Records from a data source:
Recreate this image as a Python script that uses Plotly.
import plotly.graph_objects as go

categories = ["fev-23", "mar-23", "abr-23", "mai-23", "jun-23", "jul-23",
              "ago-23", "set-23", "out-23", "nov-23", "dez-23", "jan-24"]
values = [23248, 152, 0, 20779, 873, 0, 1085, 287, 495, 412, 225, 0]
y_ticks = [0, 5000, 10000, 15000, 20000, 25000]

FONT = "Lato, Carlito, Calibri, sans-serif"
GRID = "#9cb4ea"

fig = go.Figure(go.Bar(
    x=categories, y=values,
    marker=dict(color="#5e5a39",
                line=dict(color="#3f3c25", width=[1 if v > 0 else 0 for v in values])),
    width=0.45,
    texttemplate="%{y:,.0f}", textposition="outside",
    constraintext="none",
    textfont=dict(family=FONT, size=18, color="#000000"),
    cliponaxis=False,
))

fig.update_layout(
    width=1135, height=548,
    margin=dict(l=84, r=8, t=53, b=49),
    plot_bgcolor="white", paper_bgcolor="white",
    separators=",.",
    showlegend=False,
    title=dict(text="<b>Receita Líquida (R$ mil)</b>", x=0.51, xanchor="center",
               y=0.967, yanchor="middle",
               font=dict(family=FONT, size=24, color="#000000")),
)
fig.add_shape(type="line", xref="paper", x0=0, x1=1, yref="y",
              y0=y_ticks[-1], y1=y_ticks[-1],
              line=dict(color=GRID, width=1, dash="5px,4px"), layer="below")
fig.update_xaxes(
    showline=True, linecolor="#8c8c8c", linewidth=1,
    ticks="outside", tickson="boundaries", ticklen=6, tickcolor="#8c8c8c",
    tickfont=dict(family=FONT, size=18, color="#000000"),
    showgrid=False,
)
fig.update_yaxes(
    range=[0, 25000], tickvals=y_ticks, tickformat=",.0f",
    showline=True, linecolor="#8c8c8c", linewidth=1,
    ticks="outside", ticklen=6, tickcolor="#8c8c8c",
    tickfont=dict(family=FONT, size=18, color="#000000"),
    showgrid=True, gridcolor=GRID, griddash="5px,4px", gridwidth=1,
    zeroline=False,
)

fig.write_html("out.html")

...

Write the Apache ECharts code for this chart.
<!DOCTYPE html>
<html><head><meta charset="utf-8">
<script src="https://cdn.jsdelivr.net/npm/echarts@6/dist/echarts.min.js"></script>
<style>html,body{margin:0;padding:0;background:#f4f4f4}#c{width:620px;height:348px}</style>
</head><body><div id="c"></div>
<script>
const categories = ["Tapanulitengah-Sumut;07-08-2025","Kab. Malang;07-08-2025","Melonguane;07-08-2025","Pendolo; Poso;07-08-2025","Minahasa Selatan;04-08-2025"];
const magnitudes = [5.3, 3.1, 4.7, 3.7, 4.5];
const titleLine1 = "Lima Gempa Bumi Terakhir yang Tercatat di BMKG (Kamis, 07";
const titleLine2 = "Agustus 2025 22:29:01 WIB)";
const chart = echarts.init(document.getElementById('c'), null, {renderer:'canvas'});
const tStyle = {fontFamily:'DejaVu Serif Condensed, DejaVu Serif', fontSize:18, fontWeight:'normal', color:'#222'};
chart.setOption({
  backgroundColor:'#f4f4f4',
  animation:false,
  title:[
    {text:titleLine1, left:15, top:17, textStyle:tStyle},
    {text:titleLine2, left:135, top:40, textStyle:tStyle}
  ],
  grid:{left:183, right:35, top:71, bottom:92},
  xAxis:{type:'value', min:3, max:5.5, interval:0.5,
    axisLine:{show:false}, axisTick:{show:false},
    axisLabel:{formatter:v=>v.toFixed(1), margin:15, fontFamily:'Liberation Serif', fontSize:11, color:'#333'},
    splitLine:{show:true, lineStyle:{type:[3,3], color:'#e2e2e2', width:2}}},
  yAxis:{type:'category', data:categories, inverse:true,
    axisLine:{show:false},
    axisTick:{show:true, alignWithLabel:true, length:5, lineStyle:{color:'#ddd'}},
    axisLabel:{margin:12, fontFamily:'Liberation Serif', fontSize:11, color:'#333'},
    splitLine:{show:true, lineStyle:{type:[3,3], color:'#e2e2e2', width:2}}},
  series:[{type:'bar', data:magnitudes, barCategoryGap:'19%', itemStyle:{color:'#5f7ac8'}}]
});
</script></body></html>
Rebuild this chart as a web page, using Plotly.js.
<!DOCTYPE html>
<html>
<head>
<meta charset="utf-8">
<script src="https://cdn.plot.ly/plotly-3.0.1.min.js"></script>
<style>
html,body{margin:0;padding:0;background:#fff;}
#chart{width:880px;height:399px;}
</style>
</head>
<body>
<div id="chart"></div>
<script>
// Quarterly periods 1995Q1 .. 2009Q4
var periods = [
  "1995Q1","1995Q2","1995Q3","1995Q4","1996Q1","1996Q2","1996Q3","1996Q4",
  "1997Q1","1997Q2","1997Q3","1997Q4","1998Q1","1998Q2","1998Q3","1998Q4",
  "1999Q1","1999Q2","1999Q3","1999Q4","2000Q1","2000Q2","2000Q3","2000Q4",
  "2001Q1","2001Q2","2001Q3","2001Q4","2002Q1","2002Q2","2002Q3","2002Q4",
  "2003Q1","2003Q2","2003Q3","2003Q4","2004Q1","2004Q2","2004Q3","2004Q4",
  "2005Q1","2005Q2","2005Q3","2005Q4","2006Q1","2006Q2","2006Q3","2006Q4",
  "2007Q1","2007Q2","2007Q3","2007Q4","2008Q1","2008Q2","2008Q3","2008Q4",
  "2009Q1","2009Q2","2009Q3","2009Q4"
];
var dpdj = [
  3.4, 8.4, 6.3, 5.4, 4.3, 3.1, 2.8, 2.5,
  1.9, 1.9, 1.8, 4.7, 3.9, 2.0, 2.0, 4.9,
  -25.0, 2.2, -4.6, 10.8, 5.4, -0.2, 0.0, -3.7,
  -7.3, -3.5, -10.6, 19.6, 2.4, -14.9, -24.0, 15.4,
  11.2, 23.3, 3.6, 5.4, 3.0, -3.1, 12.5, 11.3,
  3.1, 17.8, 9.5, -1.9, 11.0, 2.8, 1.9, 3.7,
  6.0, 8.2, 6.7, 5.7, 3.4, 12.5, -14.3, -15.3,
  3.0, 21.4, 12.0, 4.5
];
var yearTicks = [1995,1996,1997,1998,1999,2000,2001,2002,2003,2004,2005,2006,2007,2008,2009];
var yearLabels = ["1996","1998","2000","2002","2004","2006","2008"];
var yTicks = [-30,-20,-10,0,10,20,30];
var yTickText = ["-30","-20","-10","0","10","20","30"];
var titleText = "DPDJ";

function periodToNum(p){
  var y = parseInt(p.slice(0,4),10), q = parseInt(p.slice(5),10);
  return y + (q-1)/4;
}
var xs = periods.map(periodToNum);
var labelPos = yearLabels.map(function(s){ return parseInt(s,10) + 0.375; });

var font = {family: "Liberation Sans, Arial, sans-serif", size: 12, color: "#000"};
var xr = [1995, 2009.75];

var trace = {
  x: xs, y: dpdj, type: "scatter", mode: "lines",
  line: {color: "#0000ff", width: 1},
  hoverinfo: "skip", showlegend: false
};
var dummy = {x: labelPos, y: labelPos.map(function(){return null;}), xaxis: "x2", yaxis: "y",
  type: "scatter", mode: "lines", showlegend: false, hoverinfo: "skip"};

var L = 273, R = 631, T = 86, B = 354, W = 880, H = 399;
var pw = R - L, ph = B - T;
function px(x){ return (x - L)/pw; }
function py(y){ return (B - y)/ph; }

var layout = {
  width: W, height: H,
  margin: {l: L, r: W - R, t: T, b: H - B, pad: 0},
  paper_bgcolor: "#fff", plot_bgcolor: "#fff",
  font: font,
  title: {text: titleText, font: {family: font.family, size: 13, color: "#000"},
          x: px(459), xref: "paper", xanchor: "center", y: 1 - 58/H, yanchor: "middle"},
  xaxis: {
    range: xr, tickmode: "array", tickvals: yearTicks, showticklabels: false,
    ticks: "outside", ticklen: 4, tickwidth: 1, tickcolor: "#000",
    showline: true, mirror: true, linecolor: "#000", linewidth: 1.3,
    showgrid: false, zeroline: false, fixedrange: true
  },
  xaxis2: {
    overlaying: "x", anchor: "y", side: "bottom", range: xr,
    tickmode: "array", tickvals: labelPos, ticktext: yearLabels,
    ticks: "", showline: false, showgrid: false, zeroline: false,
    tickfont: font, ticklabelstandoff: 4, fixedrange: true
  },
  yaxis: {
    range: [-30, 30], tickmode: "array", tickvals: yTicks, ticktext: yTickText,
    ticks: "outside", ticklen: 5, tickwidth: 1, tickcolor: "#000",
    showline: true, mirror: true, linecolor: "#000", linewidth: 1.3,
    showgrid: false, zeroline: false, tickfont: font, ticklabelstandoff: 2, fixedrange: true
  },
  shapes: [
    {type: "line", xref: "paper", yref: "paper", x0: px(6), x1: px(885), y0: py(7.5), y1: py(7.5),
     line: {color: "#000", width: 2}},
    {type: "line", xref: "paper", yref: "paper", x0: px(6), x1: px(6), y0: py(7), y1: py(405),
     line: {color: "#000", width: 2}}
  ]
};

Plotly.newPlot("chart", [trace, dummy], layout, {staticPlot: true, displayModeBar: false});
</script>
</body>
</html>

WHAT IS BEING ASKED: Provide only the count of lines in the material above that hold the word "this".

OUTPUT OF THE TASK: 3